* Set problem *
Find and copy each line of the records where the string "chart" shows up.

## BEGIN Data to process

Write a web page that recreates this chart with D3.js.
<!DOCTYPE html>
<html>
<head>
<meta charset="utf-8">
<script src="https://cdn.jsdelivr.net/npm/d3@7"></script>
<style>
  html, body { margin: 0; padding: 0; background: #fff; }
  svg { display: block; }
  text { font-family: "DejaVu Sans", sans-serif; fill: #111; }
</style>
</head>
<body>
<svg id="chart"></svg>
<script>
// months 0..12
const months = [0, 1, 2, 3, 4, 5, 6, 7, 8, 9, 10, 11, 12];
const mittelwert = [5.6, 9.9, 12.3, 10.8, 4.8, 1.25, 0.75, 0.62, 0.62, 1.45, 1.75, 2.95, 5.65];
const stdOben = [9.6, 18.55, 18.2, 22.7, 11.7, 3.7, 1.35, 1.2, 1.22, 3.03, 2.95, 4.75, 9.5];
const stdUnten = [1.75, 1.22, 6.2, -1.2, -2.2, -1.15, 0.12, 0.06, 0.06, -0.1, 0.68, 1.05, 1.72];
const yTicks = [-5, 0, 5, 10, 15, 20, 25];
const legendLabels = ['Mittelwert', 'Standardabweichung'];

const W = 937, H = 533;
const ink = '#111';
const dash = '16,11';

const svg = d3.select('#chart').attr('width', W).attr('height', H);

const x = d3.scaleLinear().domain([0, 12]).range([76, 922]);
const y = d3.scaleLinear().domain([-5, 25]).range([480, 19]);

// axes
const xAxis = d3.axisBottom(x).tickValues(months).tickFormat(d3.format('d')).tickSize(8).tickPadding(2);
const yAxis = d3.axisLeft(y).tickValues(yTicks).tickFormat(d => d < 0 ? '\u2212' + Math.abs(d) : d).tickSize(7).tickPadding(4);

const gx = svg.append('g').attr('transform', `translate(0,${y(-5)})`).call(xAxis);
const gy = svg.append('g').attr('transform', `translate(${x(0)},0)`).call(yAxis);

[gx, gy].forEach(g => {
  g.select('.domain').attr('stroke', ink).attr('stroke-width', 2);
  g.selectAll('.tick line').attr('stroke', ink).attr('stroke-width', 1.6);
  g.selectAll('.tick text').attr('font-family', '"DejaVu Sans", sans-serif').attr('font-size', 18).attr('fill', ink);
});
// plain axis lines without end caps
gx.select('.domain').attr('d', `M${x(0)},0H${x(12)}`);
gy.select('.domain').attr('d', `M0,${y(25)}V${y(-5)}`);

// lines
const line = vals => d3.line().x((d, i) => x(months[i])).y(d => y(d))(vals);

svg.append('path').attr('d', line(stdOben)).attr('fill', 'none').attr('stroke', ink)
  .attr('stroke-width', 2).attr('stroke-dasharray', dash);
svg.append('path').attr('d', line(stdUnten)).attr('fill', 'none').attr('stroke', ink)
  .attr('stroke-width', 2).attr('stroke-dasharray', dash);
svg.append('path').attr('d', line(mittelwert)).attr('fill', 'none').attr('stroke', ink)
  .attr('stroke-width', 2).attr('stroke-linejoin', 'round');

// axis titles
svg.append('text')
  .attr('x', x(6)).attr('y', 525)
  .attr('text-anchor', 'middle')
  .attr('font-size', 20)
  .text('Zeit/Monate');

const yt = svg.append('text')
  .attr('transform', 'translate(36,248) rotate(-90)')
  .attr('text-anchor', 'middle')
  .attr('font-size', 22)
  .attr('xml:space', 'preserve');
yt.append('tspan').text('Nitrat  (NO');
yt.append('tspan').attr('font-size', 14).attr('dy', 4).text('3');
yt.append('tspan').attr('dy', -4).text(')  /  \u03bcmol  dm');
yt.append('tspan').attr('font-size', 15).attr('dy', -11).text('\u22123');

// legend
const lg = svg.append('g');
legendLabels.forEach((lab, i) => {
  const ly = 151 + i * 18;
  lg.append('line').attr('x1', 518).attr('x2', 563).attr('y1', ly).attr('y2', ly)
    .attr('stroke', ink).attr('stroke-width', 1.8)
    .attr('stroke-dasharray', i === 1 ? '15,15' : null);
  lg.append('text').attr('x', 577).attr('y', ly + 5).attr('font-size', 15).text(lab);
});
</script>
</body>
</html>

## END Data to process
## BEGIN Data to process

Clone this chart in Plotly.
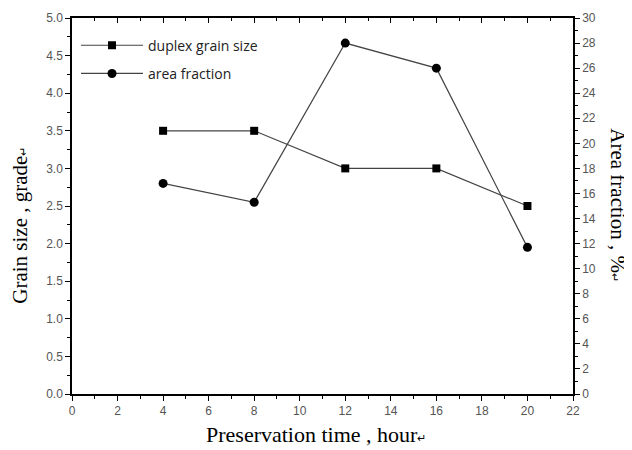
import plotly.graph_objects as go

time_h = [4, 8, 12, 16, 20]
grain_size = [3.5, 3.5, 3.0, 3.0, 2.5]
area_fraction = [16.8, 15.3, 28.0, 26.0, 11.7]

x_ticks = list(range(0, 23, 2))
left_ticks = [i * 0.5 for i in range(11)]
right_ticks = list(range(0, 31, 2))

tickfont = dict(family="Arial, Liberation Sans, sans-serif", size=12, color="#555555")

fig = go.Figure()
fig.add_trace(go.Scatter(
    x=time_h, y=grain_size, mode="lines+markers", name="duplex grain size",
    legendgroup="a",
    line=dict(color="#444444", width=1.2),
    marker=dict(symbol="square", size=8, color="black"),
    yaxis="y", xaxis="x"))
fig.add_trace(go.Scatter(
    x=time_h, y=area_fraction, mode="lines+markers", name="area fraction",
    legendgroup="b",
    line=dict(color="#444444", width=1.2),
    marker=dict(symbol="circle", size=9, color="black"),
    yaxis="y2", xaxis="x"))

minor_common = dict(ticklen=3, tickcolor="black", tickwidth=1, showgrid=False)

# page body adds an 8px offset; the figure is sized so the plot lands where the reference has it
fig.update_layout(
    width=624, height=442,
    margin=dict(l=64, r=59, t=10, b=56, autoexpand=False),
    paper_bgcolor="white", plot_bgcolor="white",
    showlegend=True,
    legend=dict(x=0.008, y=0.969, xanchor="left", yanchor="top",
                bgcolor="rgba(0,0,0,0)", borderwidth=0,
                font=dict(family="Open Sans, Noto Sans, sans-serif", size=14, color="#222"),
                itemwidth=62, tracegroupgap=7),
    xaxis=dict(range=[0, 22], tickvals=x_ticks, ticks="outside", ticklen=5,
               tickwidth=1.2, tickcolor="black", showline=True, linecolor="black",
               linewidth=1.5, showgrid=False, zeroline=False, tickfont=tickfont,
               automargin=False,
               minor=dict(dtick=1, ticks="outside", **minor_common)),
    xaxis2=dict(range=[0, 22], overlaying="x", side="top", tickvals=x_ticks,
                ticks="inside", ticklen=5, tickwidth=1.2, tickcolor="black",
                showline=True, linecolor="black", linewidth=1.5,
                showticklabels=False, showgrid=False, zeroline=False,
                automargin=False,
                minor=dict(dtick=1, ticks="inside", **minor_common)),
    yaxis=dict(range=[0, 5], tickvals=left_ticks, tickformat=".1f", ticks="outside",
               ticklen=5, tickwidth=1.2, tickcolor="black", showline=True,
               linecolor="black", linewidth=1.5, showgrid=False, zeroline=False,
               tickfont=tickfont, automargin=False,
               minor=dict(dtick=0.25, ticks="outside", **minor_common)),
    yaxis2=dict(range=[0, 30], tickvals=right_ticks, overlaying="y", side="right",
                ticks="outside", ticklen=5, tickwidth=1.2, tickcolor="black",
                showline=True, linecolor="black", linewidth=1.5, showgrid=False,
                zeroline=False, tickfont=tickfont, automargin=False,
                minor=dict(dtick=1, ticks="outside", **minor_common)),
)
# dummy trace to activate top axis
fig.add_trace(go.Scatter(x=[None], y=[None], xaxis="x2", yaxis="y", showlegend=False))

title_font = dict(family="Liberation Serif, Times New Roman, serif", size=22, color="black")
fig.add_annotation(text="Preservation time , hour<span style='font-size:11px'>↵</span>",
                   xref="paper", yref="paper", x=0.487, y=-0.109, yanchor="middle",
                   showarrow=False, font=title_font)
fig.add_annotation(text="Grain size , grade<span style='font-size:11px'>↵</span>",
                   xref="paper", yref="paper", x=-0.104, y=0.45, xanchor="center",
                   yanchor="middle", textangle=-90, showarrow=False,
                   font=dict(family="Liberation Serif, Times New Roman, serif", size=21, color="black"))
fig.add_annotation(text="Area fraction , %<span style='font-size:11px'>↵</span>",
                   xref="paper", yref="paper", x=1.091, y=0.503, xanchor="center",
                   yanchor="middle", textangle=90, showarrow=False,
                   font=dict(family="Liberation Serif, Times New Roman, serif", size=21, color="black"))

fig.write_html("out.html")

## END Data to process

* In response *
Write a web page that recreates this chart with D3.js.
<svg id="chart"></svg>
const svg = d3.select('#chart').attr('width', W).attr('height', H);
Clone this chart in Plotly.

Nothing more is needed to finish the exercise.